- **AIM**
Every entry that follows should be repeated exactly; drop the images.

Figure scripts
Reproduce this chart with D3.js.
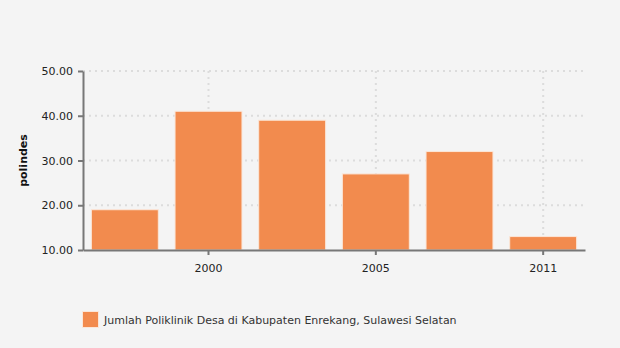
<!DOCTYPE html>
<html>
<head>
    <meta charset="utf-8" />
    <script src="https://d3js.org/d3.v7.min.js"></script>
    <style>
        body { margin: 0; background: #f4f4f4; }
        svg { display: block; font-family: "DejaVu Sans", Verdana, sans-serif; }
    </style>
</head>
<body>
    <svg id="chart" width="620" height="348"></svg>
<script>
    // chart data
    const years = ["1998", "2000", "2003", "2005", "2008", "2011"];
    const shownYears = ["2000", "2005", "2011"];
    const polindes = [19, 41, 39, 27, 32, 13];
    const yTicks = [10, 20, 30, 40, 50];
    const seriesName = "Jumlah Poliklinik Desa di Kabupaten Enrekang, Sulawesi Selatan";

    const width = 620;
    const height = 348;
    const margin = { top: 71, right: 35, bottom: 98, left: 83 };
    const innerWidth = width - margin.left - margin.right;
    const innerHeight = height - margin.top - margin.bottom;

    const svg = d3.select("#chart");
    svg.append("rect").attr("width", width).attr("height", height).attr("fill", "#f4f4f4");

    const g = svg.append("g").attr("transform", `translate(${margin.left},${margin.top})`);

    const xScale = d3.scaleBand()
        .domain(years)
        .range([0, innerWidth])
        .paddingInner(0.2)
        .paddingOuter(0.1);

    const yScale = d3.scaleLinear()
        .domain([10, 50])
        .range([innerHeight, 0]);

    // grid lines
    g.append("g")
        .selectAll("line")
        .data(yTicks.slice(1))
        .enter().append("line")
        .attr("x1", 0)
        .attr("x2", innerWidth)
        .attr("y1", d => yScale(d))
        .attr("y2", d => yScale(d))
        .attr("stroke", "#dcdcdc")
        .attr("stroke-width", 2)
        .attr("stroke-dasharray", "2,4");

    g.append("g")
        .selectAll("line")
        .data(shownYears)
        .enter().append("line")
        .attr("x1", d => xScale(d) + xScale.bandwidth() / 2)
        .attr("x2", d => xScale(d) + xScale.bandwidth() / 2)
        .attr("y1", 0)
        .attr("y2", innerHeight)
        .attr("stroke", "#dcdcdc")
        .attr("stroke-width", 2)
        .attr("stroke-dasharray", "2,4");

    // bars
    g.selectAll(".bar")
        .data(polindes)
        .enter().append("rect")
        .attr("class", "bar")
        .attr("x", (d, i) => xScale(years[i]))
        .attr("y", d => yScale(d))
        .attr("width", xScale.bandwidth())
        .attr("height", d => innerHeight - yScale(d))
        .attr("fill", "#f28b4e")
        .attr("stroke", "#fbe6d8")
        .attr("stroke-width", 1);

    // axes
    const xAxis = d3.axisBottom(xScale)
        .tickValues(shownYears)
        .tickSize(5)
        .tickSizeOuter(0);

    const yAxis = d3.axisLeft(yScale)
        .tickValues(yTicks)
        .tickFormat(d3.format(".2f"))
        .tickSize(5)
        .tickSizeOuter(0);

    const xg = g.append("g")
        .attr("transform", `translate(0,${innerHeight})`)
        .call(xAxis);

    const yg = g.append("g").call(yAxis);

    [xg, yg].forEach(a => {
        a.select(".domain").attr("stroke", "#777").attr("stroke-width", 2);
        a.selectAll(".tick line").attr("stroke", "#777").attr("stroke-width", 2);
        a.selectAll(".tick text")
            .attr("fill", "#222")
            .style("font-size", "11px")
            .style("font-family", "DejaVu Sans, Verdana, sans-serif");
    });
    xg.selectAll(".tick text").attr("dy", "1.3em");
    yg.selectAll(".tick text").attr("x", -10);

    // y label
    svg.append("text")
        .attr("transform", `translate(27,${margin.top + innerHeight / 2}) rotate(-90)`)
        .style("text-anchor", "middle")
        .style("font-size", "11px")
        .style("font-weight", "bold")
        .attr("fill", "#111")
        .text("polindes");

    // legend
    svg.append("rect")
        .attr("x", 82.5)
        .attr("y", 311.5)
        .attr("width", 16)
        .attr("height", 16)
        .attr("fill", "#f28b4e")
        .attr("stroke", "#fbe6d8");

    svg.append("text")
        .attr("x", 104)
        .attr("y", 324)
        .style("font-size", "11px")
        .attr("fill", "#333")
        .text(seriesName);
</script>
</body>
</html>
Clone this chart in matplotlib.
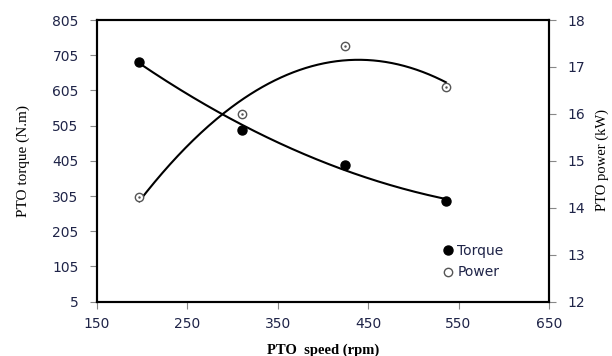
import numpy as np
import matplotlib
matplotlib.use('Agg')
import matplotlib.pyplot as plt

# data
speed = [197, 311, 424, 536]          # PTO speed (rpm)
torque = [687, 493, 393, 292]         # PTO torque (N.m)
power = [14.24, 16.0, 17.45, 16.57]   # PTO power (kW)

xticks = [150, 250, 350, 450, 550, 650]
tticks = [5, 105, 205, 305, 405, 505, 605, 705, 805]
pticks = [12, 13, 14, 15, 16, 17, 18]

navy = '#1f2448'

fig = plt.figure(figsize=(6.12, 3.56), dpi=100)
ax = fig.add_axes([0.158, 0.1525, 0.739, 0.7913])
ax2 = ax.twinx()

# 2nd order trendlines like excel
xs = np.linspace(min(speed), max(speed), 200)
ct = np.polyfit(speed, torque, 2)
cp = np.polyfit(speed, power, 2)
ax.plot(xs, np.polyval(ct, xs), color='black', lw=1.5, zorder=2)
ax2.plot(xs, np.polyval(cp, xs), color='black', lw=1.5, zorder=2)

l1, = ax.plot(speed, torque, 'o', color='black', ms=6.5, zorder=3, label='Torque')
l2, = ax2.plot(speed, power, 'o', mfc='white', mec='#555555', mew=1, ms=6, zorder=3, label='Power')
ax2.plot(speed, power, '.', color='#555555', ms=1.5, zorder=4)

ax.set_xlim(150, 650)
ax.set_ylim(5, 805)
ax2.set_ylim(12, 18)
ax.set_xticks(xticks)
ax.set_yticks(tticks)
ax2.set_yticks(pticks)

for a in (ax, ax2):
    a.tick_params(direction='out', length=5, width=0.8, color='#888888',
                  labelsize=10, labelcolor=navy, pad=8)
    for s in a.spines.values():
        s.set_linewidth(1.5)
        s.set_color('black')
ax.tick_params(axis='x', pad=6)

ax.set_xlabel('PTO  speed (rpm)', family='Liberation Serif', fontsize=10.5,
              fontweight='bold', labelpad=9)
ax.set_ylabel('PTO torque (N.m)', family='Liberation Serif', fontsize=11, labelpad=16)
fig.text(0.984, 0.55, 'PTO power (kW)', family='Liberation Serif', fontsize=10.5,
         rotation=90, ha='center', va='center')

leg = ax.legend([l1, l2], ['Torque', 'Power'], loc='upper left',
                bbox_to_anchor=(0.73, 0.25), frameon=False, fontsize=10,
                handletextpad=0.1, labelspacing=0.55, handlelength=1.2)
for t in leg.get_texts():
    t.set_color(navy)

fig.savefig('out.png', dpi=100)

- **TASK RESPONSE**
Reproduce this chart with D3.js.
<!DOCTYPE html>
<html>
<head>
    <meta charset="utf-8" />
    <script src="https://d3js.org/d3.v7.min.js"></script>
    <style>
        body { margin: 0; background: #f4f4f4; }
        svg { display: block; font-family: "DejaVu Sans", Verdana, sans-serif; }
    </style>
</head>
<body>
    <svg id="chart" width="620" height="348"></svg>
<script>
    // chart data
    const years = ["1998", "2000", "2003", "2005", "2008", "2011"];
    const shownYears = ["2000", "2005", "2011"];
    const polindes = [19, 41, 39, 27, 32, 13];
    const yTicks = [10, 20, 30, 40, 50];
    const seriesName = "Jumlah Poliklinik Desa di Kabupaten Enrekang, Sulawesi Selatan";

    const width = 620;
    const height = 348;
    const margin = { top: 71, right: 35, bottom: 98, left: 83 };
    const innerWidth = width - margin.left - margin.right;
    const innerHeight = height - margin.top - margin.bottom;

    const svg = d3.select("#chart");
    svg.append("rect").attr("width", width).attr("height", height).attr("fill", "#f4f4f4");

    const g = svg.append("g").attr("transform", `translate(${margin.left},${margin.top})`);

    const xScale = d3.scaleBand()
        .domain(years)
        .range([0, innerWidth])
        .paddingInner(0.2)
        .paddingOuter(0.1);

    const yScale = d3.scaleLinear()
        .domain([10, 50])
        .range([innerHeight, 0]);

    // grid lines
    g.append("g")
        .selectAll("line")
        .data(yTicks.slice(1))
        .enter().append("line")
        .attr("x1", 0)
        .attr("x2", innerWidth)
        .attr("y1", d => yScale(d))
        .attr("y2", d => yScale(d))
        .attr("stroke", "#dcdcdc")
        .attr("stroke-width", 2)
        .attr("stroke-dasharray", "2,4");

    g.append("g")
        .selectAll("line")
        .data(shownYears)
        .enter().append("line")
        .attr("x1", d => xScale(d) + xScale.bandwidth() / 2)
        .attr("x2", d => xScale(d) + xScale.bandwidth() / 2)
        .attr("y1", 0)
        .attr("y2", innerHeight)
        .attr("stroke", "#dcdcdc")
        .attr("stroke-width", 2)
        .attr("stroke-dasharray", "2,4");

    // bars
    g.selectAll(".bar")
        .data(polindes)
        .enter().append("rect")
        .attr("class", "bar")
        .attr("x", (d, i) => xScale(years[i]))
        .attr("y", d => yScale(d))
        .attr("width", xScale.bandwidth())
        .attr("height", d => innerHeight - yScale(d))
        .attr("fill", "#f28b4e")
        .attr("stroke", "#fbe6d8")
        .attr("stroke-width", 1);

    // axes
    const xAxis = d3.axisBottom(xScale)
        .tickValues(shownYears)
        .tickSize(5)
        .tickSizeOuter(0);

    const yAxis = d3.axisLeft(yScale)
        .tickValues(yTicks)
        .tickFormat(d3.format(".2f"))
        .tickSize(5)
        .tickSizeOuter(0);

    const xg = g.append("g")
        .attr("transform", `translate(0,${innerHeight})`)
        .call(xAxis);

    const yg = g.append("g").call(yAxis);

    [xg, yg].forEach(a => {
        a.select(".domain").attr("stroke", "#777").attr("stroke-width", 2);
        a.selectAll(".tick line").attr("stroke", "#777").attr("stroke-width", 2);
        a.selectAll(".tick text")
            .attr("fill", "#222")
            .style("font-size", "11px")
            .style("font-family", "DejaVu Sans, Verdana, sans-serif");
    });
    xg.selectAll(".tick text").attr("dy", "1.3em");
    yg.selectAll(".tick text").attr("x", -10);

    // y label
    svg.append("text")
        .attr("transform", `translate(27,${margin.top + innerHeight / 2}) rotate(-90)`)
        .style("text-anchor", "middle")
        .style("font-size", "11px")
        .style("font-weight", "bold")
        .attr("fill", "#111")
        .text("polindes");

    // legend
    svg.append("rect")
        .attr("x", 82.5)
        .attr("y", 311.5)
        .attr("width", 16)
        .attr("height", 16)
        .attr("fill", "#f28b4e")
        .attr("stroke", "#fbe6d8");

    svg.append("text")
        .attr("x", 104)
        .attr("y", 324)
        .style("font-size", "11px")
        .attr("fill", "#333")
        .text(seriesName);
</script>
</body>
</html>
Clone this chart in matplotlib.
import numpy as np
import matplotlib
matplotlib.use('Agg')
import matplotlib.pyplot as plt

# data
speed = [197, 311, 424, 536]          # PTO speed (rpm)
torque = [687, 493, 393, 292]         # PTO torque (N.m)
power = [14.24, 16.0, 17.45, 16.57]   # PTO power (kW)

xticks = [150, 250, 350, 450, 550, 650]
tticks = [5, 105, 205, 305, 405, 505, 605, 705, 805]
pticks = [12, 13, 14, 15, 16, 17, 18]

navy = '#1f2448'

fig = plt.figure(figsize=(6.12, 3.56), dpi=100)
ax = fig.add_axes([0.158, 0.1525, 0.739, 0.7913])
ax2 = ax.twinx()

# 2nd order trendlines like excel
xs = np.linspace(min(speed), max(speed), 200)
ct = np.polyfit(speed, torque, 2)
cp = np.polyfit(speed, power, 2)
ax.plot(xs, np.polyval(ct, xs), color='black', lw=1.5, zorder=2)
ax2.plot(xs, np.polyval(cp, xs), color='black', lw=1.5, zorder=2)

l1, = ax.plot(speed, torque, 'o', color='black', ms=6.5, zorder=3, label='Torque')
l2, = ax2.plot(speed, power, 'o', mfc='white', mec='#555555', mew=1, ms=6, zorder=3, label='Power')
ax2.plot(speed, power, '.', color='#555555', ms=1.5, zorder=4)

ax.set_xlim(150, 650)
ax.set_ylim(5, 805)
ax2.set_ylim(12, 18)
ax.set_xticks(xticks)
ax.set_yticks(tticks)
ax2.set_yticks(pticks)

for a in (ax, ax2):
    a.tick_params(direction='out', length=5, width=0.8, color='#888888',
                  labelsize=10, labelcolor=navy, pad=8)
    for s in a.spines.values():
        s.set_linewidth(1.5)
        s.set_color('black')
ax.tick_params(axis='x', pad=6)

ax.set_xlabel('PTO  speed (rpm)', family='Liberation Serif', fontsize=10.5,
              fontweight='bold', labelpad=9)
ax.set_ylabel('PTO torque (N.m)', family='Liberation Serif', fontsize=11, labelpad=16)
fig.text(0.984, 0.55, 'PTO power (kW)', family='Liberation Serif', fontsize=10.5,
         rotation=90, ha='center', va='center')

leg = ax.legend([l1, l2], ['Torque', 'Power'], loc='upper left',
                bbox_to_anchor=(0.73, 0.25), frameon=False, fontsize=10,
                handletextpad=0.1, labelspacing=0.55, handlelength=1.2)
for t in leg.get_texts():
    t.set_color(navy)

fig.savefig('out.png', dpi=100)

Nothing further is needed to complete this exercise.